L’autre solution à la crise de surproduction d’une société capitaliste est la destruction forcée des capacités de production (mondiale) au moyen d’une grande guerre. La guerre permet également d’accroître le contrôle sur les populations et de se débarrasser de « travailleurs excédentaires ».

Les États-Unis ont été le grand gagnant économique de la Première et de la Seconde Guerre mondiales. Les capacités de production ont été détruites par la guerre et un grand nombre de « travailleurs excédentaires » ont été tués dans le monde. Pour les Etats-Unis, les guerres ont été, dans l’ensemble, très rentables. D’autres pays ont une expérience très différence de la guerre.
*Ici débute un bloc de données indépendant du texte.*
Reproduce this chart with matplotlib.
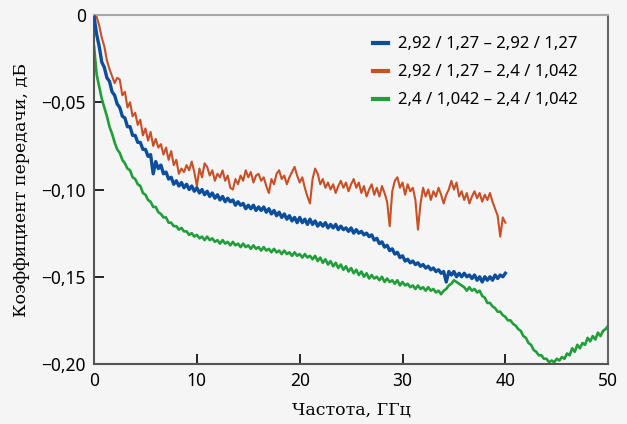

Il n’y a probablement qu’aux États-Unis qu’un journal à grand tirage peut affirmer : les guerres augmentent notre richesse et notre sécurité.

Ce qui m’inquiète c’est que l’intensification de la crise de surproduction ajoutée à l’idée apparemment naturelle aux Etats-Unis que la guerre est une bonne chose, ne pousse, dans un avenir proche, les Etats-Unis à déclencher un nouveau conflit mondiale cataclysmique.

Des néo-conservateurs comme Victoria Nuland ont essayé d’entraîner la Russie et l’UE dans une grande guerre à propos de l’Ukraine. Le lobbyiste en chef du complexe militaro-industriel, le secrétaire à la Défense, Ash Carter, essaie de déclencher une guerre entre la Chine et ses voisins à propos d’atolls en mer de Chine du Sud. Les États-Unis sont au moins complices de la montée de l’État islamique qui va laisser le Moyen-Orient en état de guerre pour pas mal de temps.

Tout cela constitue-t-il déjà des tentatives, conscientes ou non, des États-Unis pour résoudre le problème de la surproduction mondiale à leur avantage ?

Moon of Alabama

Note du traducteur :

*En fait il y en au moins une troisième. C’est la sortie du capitalisme en généralisant le principe de la cotisation sociale à toute l’économie. La personne qui, à mon sens, a le mieux approfondi cette solution est Bernard Friot. Vous trouverez nombre de ses débats et conférences en vidéos sur Internet.